I think it's a bit like steam locomotives in a way.
And you read the Thomas the Tank Engine stories and the illustrations put faces and personalities to them.
There is something of that, I think, in the way these things in the machine age come to symbolize both national will and indeed just the high machine age warfare, I guess you'd call it.
Well, I mean, there is a moment after the war where everybody looking at the use of nuclear weapons thinks, hang on a minute, do tanks actually have a role anymore?
And of course, there are several moments.
You can argue it's there from the First World War as well, from the get-go, where people say, no, no, it's all over.
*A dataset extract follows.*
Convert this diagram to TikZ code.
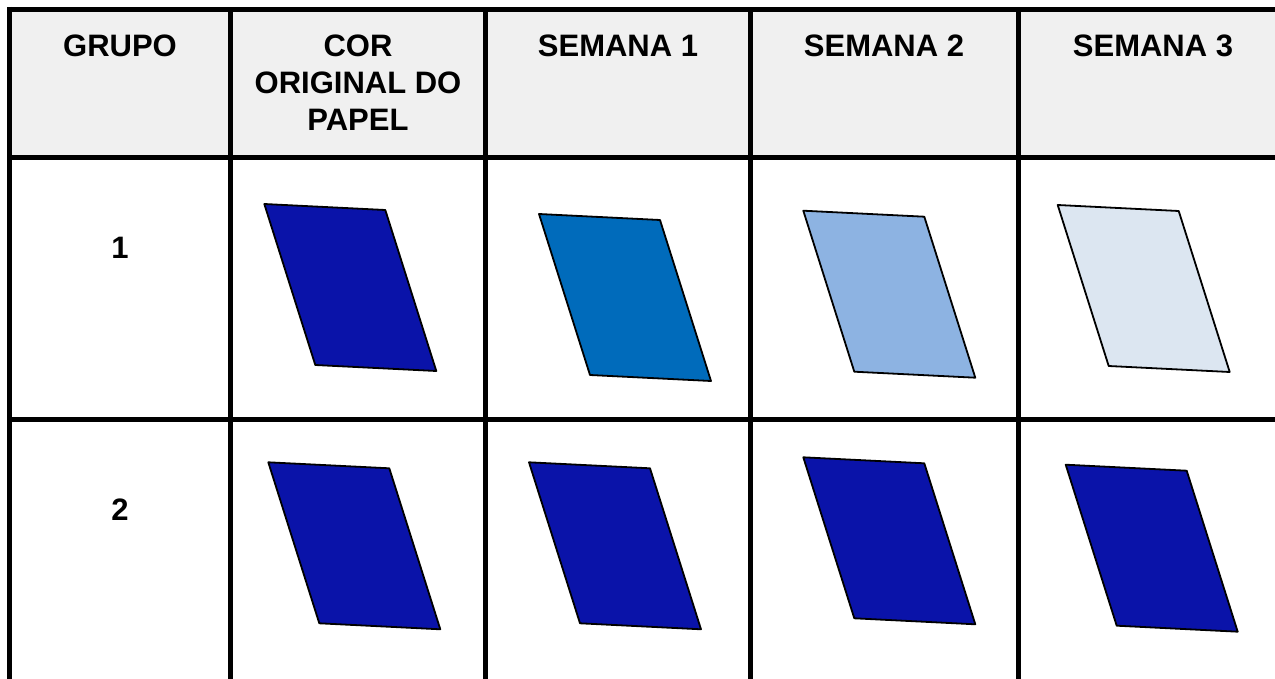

We don't need these anymore.
And there's this brief period in America, I think 1946, 47, where tanks actually go out of production for the only time in the Cold War period.
Obviously, they've got an awful lot of them left over from the war.
And they sort of think, well, hang on a minute, the whole idea with armoured warfare is that you concentrate at the decisive point.
And if you do that, you're going to get nuked.
So why would you use them in the warfare of the atomic age?
And of course, the Americans think, now what we need is air mobile divisions and marines and stuff like that to rush around.
And anyway, Korea and various other things teach them that, no, perhaps they do need tanks.
that the Soviet army kept 10,000 tanks in East Germany through the 40s and early 50s forces, Western countries, to think, well, hang on a minute, if we're going to fight them, we're going to need some pretty convincing weaponry of our own.
Anti-tank weapons, yes, the anti-tank missile gets developed, but also tanks.